Modeling nitrate leaching with a biogeochemical model modified based on observations in a row-crop field in Iowa

Abstract

Prediction of nitrate leaching from cropland is crucial for preventing surface or ground water degradation. Accurate modeling of nitrate leaching requires simulations of both soil hydrological and biogeochemical processes. This paper reports an attempt to improve an existing biogeochemical model, Denitrification–Decomposition or DNDC, for estimation of nitrate leaching from crop fields with tile drainage system. DNDC was equipped with detailed biogeochemical processes of nitrogen turnover but a simple module for one-dimensional movement of soil water. Observations from nine drainage tiles with three different fertilizer treatments in 4 years (1996–1999) at an experimental field in Iowa were used for model modifications. Preliminary comparisons with observed tile discharge flow indicated that the original DNDC lacked the water leaching recession character. To correct this deviation, new water retention features were added to DNDC by: (1) adopting a recession curve to regulate the gravity drainage flow in the explicitly simulated soil profile (0–50 cm) and (2) introducing a virtual water pool for the space between the bottom of the modeled soil profile (50 cm) and the tile lines depth of placement (145 cm) to control the tile discharge flow. With these modifications, model prediction of water leaching fluxes from the tile drainage lines was improved. An adsorbed N pool was created in DNDC to simulate the buffering effect of soil on the amount of nitrate available for leaching. The Langmuir equation was adopted to simulate adsorption and desorption of ammonium ions on the soil absorbents. This modification enhanced the model capacity for simulating free ammonium dynamics, nitrification, and nitrate leaching. Sensitivity tests of the modified DNDC showed that the modeled impact of differences of precipitation, soil texture, soil organic carbon content, and fertilizer application rates on nitrate leaching rates were consistent with observations reported by other researchers. This study indicated that a biogeochemical model with limited modifications in hydrology could serve nitrate leaching prediction and be useful for sustainable agricultural management.

Introduction

Modern agricultural practices are strongly linked to fertilizer application for maintaining optimum yields. However, inefficient fertilizer use has led to a significant portion of the nitrogen (N) applied to farm fields reaching surface or ground water systems (Karlen et al., 1998, Tilman et al., 2001). Surface and ground water quality in the Midwestern Corn Belt, the most productive region in the US, has been negatively affected by the increasing application of N fertilizers, particularly from 1950 to 1980s (Burkart and James, 1999). In this region it is common to have subsurface artificial drainage systems installed to improve the soil moisture conditions to allow for row-cropping operations, and hence create channels to lead the excess soil water rapidly into the surface water bodies. The intensive row-crop agricultural practices in the Midwestern Corn Belt are a significant source of N contamination of water resources in this region (Keeney and DeLuca, 1993, Cambardella et al., 1999, Jaynes et al., 2001, Dinnes et al., 2002). It is an increasing challenge to sustain agricultural production and the environmental quality by adopting best management practices including those for N management (Dinnes et al., 2002).

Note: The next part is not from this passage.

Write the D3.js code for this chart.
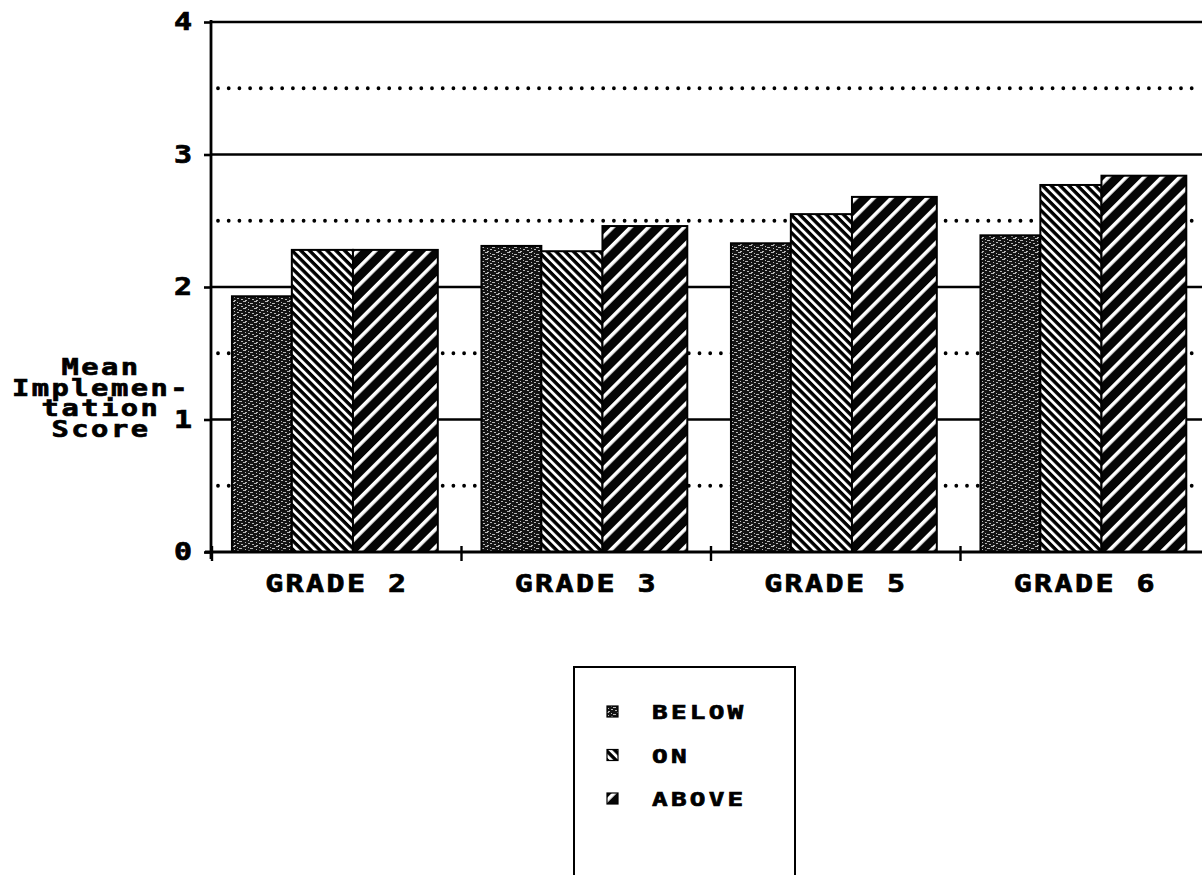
<!DOCTYPE html>
<html>
<head>
<meta charset="utf-8">
<script src="https://cdn.jsdelivr.net/npm/d3@7"></script>
<style>
body { margin: 0; background: #fff; }
svg { display: block; background: #fff; }
text { font-family: "DejaVu Sans Mono", monospace; font-weight: bold; fill: #000; stroke: #000; stroke-width: 0.7px; }
</style>
</head>
<body>
<svg id="chart" width="1202" height="875"></svg>
<script>
// data
var grades = ['GRADE 2', 'GRADE 3', 'GRADE 5', 'GRADE 6'];
var series = ['BELOW', 'ON', 'ABOVE'];
var below = [1.93, 2.31, 2.33, 2.39];
var on = [2.28, 2.27, 2.55, 2.77];
var above = [2.28, 2.46, 2.68, 2.84];
var yTicks = [0, 1, 2, 3, 4];
var yTitle = ['Mean', 'Implemen-', 'tation', 'Score'];

var seriesValues = [below, on, above];

var svg = d3.select('#chart');

//patterns: stipple, back hatch, forward hatch
var defs = svg.append('defs');

var pb = defs.append('pattern')
    .attr('id', 'pBelow')
    .attr('patternUnits', 'userSpaceOnUse')
    .attr('width', 11).attr('height', 7);
pb.append('rect').attr('width', 11).attr('height', 7).attr('fill', '#141414');
[[1, 0, 3, 1], [6, 1, 1, 1], [8, 2, 3, 1], [3, 3, 1, 1], [6, 4, 2, 1],
 [0, 5, 1, 1], [3, 6, 2, 1], [10, 5, 1, 1]].forEach(function (s) {
    pb.append('rect')
        .attr('x', s[0]).attr('y', s[1]).attr('width', s[2]).attr('height', s[3])
        .attr('fill', '#fff').attr('opacity', 0.7);
});

var po = defs.append('pattern')
    .attr('id', 'pOn')
    .attr('patternUnits', 'userSpaceOnUse')
    .attr('width', 6.2).attr('height', 10)
    .attr('patternTransform', 'rotate(-45)');
po.append('rect').attr('width', 6.2).attr('height', 10).attr('fill', '#000');
po.append('rect').attr('width', 2.8).attr('height', 10).attr('fill', '#fff');

var pa = defs.append('pattern')
    .attr('id', 'pAbove')
    .attr('patternUnits', 'userSpaceOnUse')
    .attr('width', 12.6).attr('height', 10)
    .attr('patternTransform', 'rotate(45)');
pa.append('rect').attr('width', 12.6).attr('height', 10).attr('fill', '#050505');
pa.append('rect').attr('width', 3.6).attr('height', 10).attr('fill', '#fff');

var fill = d3.scaleOrdinal()
    .domain(series)
    .range(['url(#pBelow)', 'url(#pOn)', 'url(#pAbove)']);

// scales
var x0 = d3.scaleBand()
    .domain(grades)
    .range([212, 1210])
    .padding(0);

var y = d3.scaleLinear()
    .domain([0, 4])
    .range([552, 22]);

// share of each category band taken by each bar (start, end)
var barStart = [0.08, 0.32, 0.565];
var barEnd = [0.32, 0.565, 0.905];

// grid lines
svg.append('g')
    .selectAll('line')
    .data([1, 2, 3, 4])
    .join('line')
    .attr('x1', 211).attr('x2', 1202)
    .attr('y1', function (d) { return y(d); })
    .attr('y2', function (d) { return y(d); })
    .attr('stroke', '#000')
    .attr('stroke-width', 2.6);

svg.append('g')
    .selectAll('line')
    .data([0.5, 1.5, 2.5, 3.5])
    .join('line')
    .attr('x1', 218).attr('x2', 1202)
    .attr('y1', function (d) { return y(d); })
    .attr('y2', function (d) { return y(d); })
    .attr('stroke', '#000')
    .attr('stroke-width', 3.8)
    .attr('stroke-linecap', 'round')
    .attr('stroke-dasharray', '0,10.7');

// bars
var rows = [];
grades.forEach(function (g, i) {
    series.forEach(function (s, j) {
        rows.push({ grade: g, key: s, idx: j, value: seriesValues[j][i] });
    });
});

function inner(g) {
    return d3.scaleLinear().range([x0(g), x0(g) + x0.bandwidth()]);
}

svg.append('g')
    .selectAll('rect')
    .data(rows)
    .join('rect')
    .attr('x', function (d) { return inner(d.grade)(barStart[d.idx]); })
    .attr('width', function (d) {
        var s = inner(d.grade);
        return s(barEnd[d.idx]) - s(barStart[d.idx]);
    })
    .attr('y', function (d) { return y(d.value); })
    .attr('height', function (d) { return y(0) - y(d.value); })
    .attr('fill', function (d) { return fill(d.key); })
    .attr('stroke', '#000')
    .attr('stroke-width', 2);

// y axis
var yAxis = d3.axisLeft(y)
    .tickValues(yTicks)
    .tickFormat(d3.format('d'))
    .tickSize(7)
    .tickPadding(0);

var gy = svg.append('g')
    .attr('transform', 'translate(211,0)')
    .call(yAxis);
gy.select('.domain').remove();
gy.selectAll('.tick line').attr('stroke', '#000').attr('stroke-width', 2.6);
gy.selectAll('.tick text')
    .attr('x', 0)
    .attr('text-anchor', 'middle')
    .attr('transform', 'translate(-28,0) scale(1.25,1)')
    .attr('font-size', 24)
    .attr('font-family', '"DejaVu Sans Mono", monospace')
    .attr('font-weight', 'bold');

svg.append('line')
    .attr('x1', 211).attr('x2', 211)
    .attr('y1', y(4) - 2).attr('y2', y(0) + 7)
    .attr('stroke', '#000').attr('stroke-width', 2.8);

// x axis
var xAxis = d3.axisBottom(x0)
    .tickSize(0)
    .tickPadding(22);

var gx = svg.append('g')
    .attr('transform', 'translate(0,' + y(0) + ')')
    .call(xAxis);
gx.select('.domain').remove();
gx.selectAll('.tick text')
    .attr('font-size', 25)
    .attr('font-family', '"DejaVu Sans Mono", monospace')
    .attr('font-weight', 'bold')
    .attr('transform', 'scale(1.2,1)')
    .style('letter-spacing', '2px');

svg.append('line')
    .attr('x1', 205).attr('x2', 1202)
    .attr('y1', y(0)).attr('y2', y(0))
    .attr('stroke', '#000').attr('stroke-width', 3);

// category boundary ticks
svg.append('g')
    .selectAll('line')
    .data(grades)
    .join('line')
    .attr('x1', function (d) { return x0(d); })
    .attr('x2', function (d) { return x0(d); })
    .attr('y1', y(0) - 6).attr('y2', y(0) + 9)
    .attr('stroke', '#000').attr('stroke-width', 2.4);

// y title
svg.append('g')
    .selectAll('text')
    .data(yTitle)
    .join('text')
    .attr('transform', function (d, i) { return 'translate(101,' + (375 + i * 20.5) + ') scale(1.25,1)'; })
    .attr('text-anchor', 'middle')
    .attr('font-size', 23)
    .style('letter-spacing', '2px')
    .text(function (d) { return d; });

// legend
var ly = d3.scalePoint().domain(series).range([712, 799]);

svg.append('rect')
    .attr('x', 574).attr('y', 667)
    .attr('width', 221).attr('height', 230)
    .attr('fill', 'none')
    .attr('stroke', '#000')
    .attr('stroke-width', 2);

var items = svg.append('g')
    .selectAll('g')
    .data(series)
    .join('g')
    .attr('transform', function (d) { return 'translate(0,' + ly(d) + ')'; });

items.append('rect')
    .attr('x', 607).attr('y', -6)
    .attr('width', 11).attr('height', 11)
    .attr('fill', function (d) { return fill(d); })
    .attr('stroke', '#000')
    .attr('stroke-width', 1.2);

items.append('text')
    .attr('transform', 'translate(652,0) scale(1.3,1)')
    .attr('dy', '0.36em')
    .attr('font-size', 20)
    .style('letter-spacing', '2.5px')
    .text(function (d) { return d; });
</script>
</body>
</html>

Nitrate (NO₃⁻) leaching from row-crop fields is directly controlled by water discharge flow and residual soil-NO₃⁻ that is at risk for leaching, which are affected by numerous factors such as climate conditions, soil properties, and management (e.g., tillage, fertilization, irrigation, manure application, crop rotation, etc.). A large number of experiments have been conducted to observe the correlation between NO₃⁻ leaching and the environmental or management factors. However, with limited time and funding for field experiments, estimation of NO₃⁻ leaching, especially at regional scale, has to rely on mathematical models. Some of the models, such as MIKE SHE (DHI, 1999) and MODFLOW (Harbaugh et al., 2000) are hydrology-oriented with less details about N biogeochemical processes; and some, such as CENTURY and SOILN (Liu et al., 2000, Johnsson et al., 1987), have N turnover functions but with marginal hydrological features.

The goal of our project was to merge the two kinds of models for improving our modeling reliability. This paper reports how we adapted a biogeochemical model with limited modifications to serve as a NO₃⁻ leaching prediction tool that can be used for farm management planning.